In a cashless society, one that is highly cashless, you don’t experience shortage of cash and you don’t necessarily have to move around Juba Town, Konyokonyo, or Custom carrying a bulky and heavy bag of money and risk Toronto Boys spearing you, like WWE Superstar, Roman Reigns, does. No. You just move innocently with your phone or credit card, carrying millions of Pounds, go to any shop of your choice, and do your transactions in peace and silence, and walk away with a low profile, if you want, like a broke guy. I bet you it’s better for you.
Conclusion
With great technological advancements, the liquidity crisis should no longer pose a fiscal threat in the 21th century. This is not 60s or 70s, yajama.

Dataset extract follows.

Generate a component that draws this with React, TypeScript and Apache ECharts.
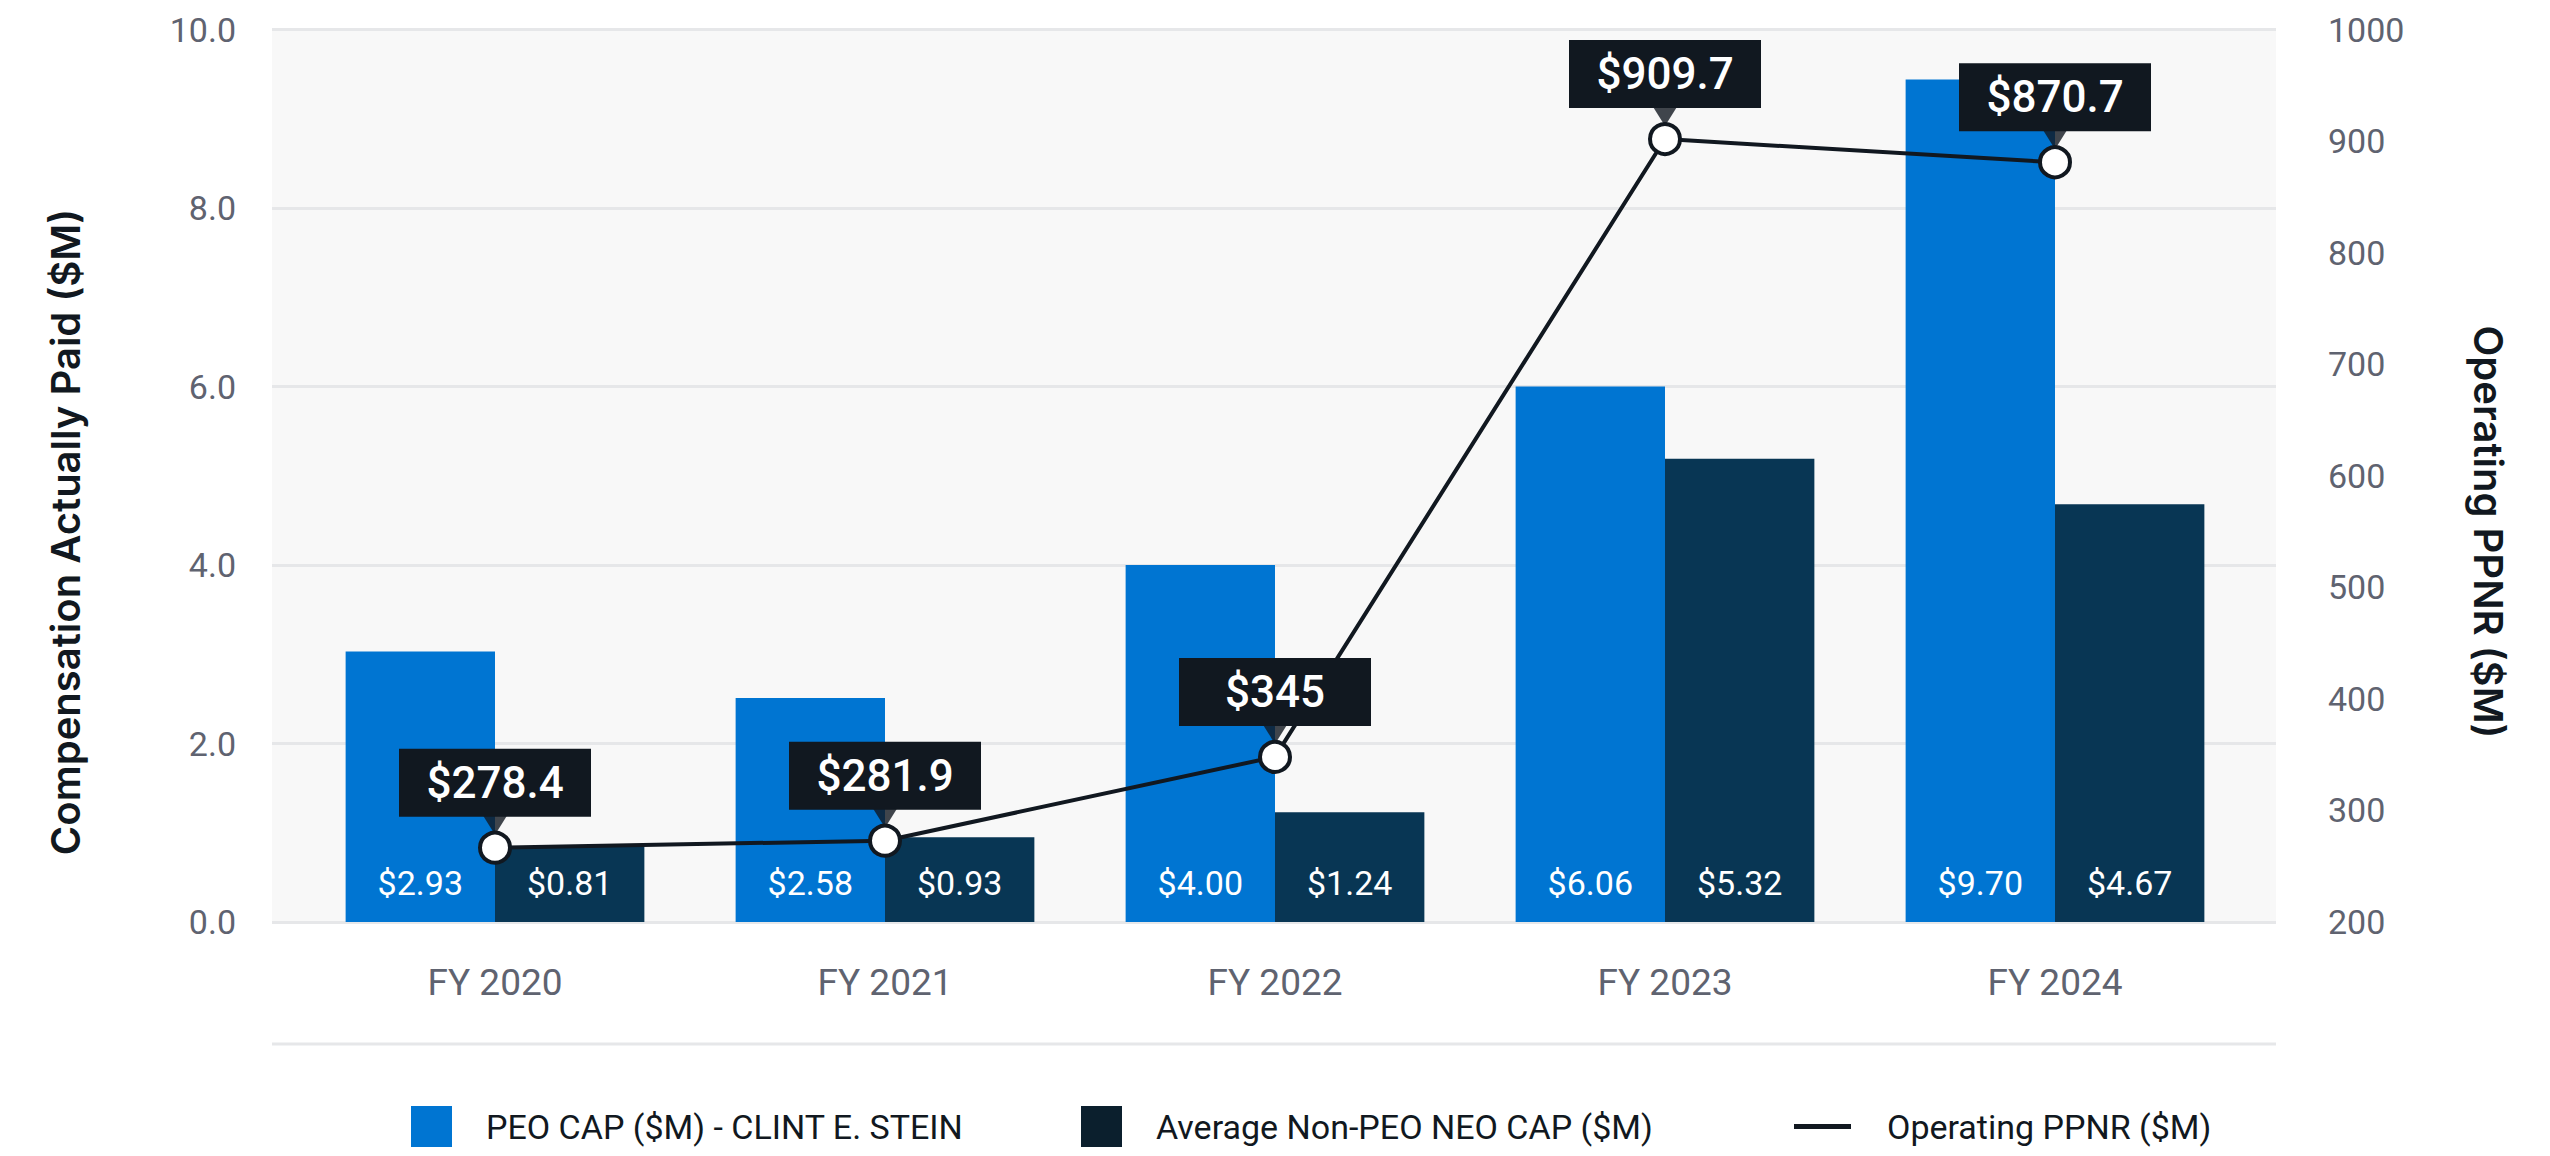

We are in 2025 and should catch up with the world of modern economy, pretty much like every other country is now doing including our closest neighbors, Uganda and Kenya. We should have only a small portion of money in cash, probably 30%. That’s why the former governor of the Bank of South Sudan, Honorable Dr James Alic Garang, advocated strongly for the digitalization of the banking system. I am sure you can get the document online. It’s in the public domain. The reason for advocating for digital banking is to avoid the insolvent hits that are quite frequent in non- diversified economy like ours. Digital banking is now the future. Of course, yes, for various reasons, we are still required to maintain and use cash, but we can do that with both the suggested 30% cash money, and hard currency.
Let’s go digital, folks.
~ Ajith Ajith Pioth is A South Sudanese writer who is interested in Banking and Economic matters.
Disclaimer: the views expressed therein are my own; they don’t represent any institution or party, and they are not politically motivated either. They are purely the opinions of a passionate student of the field.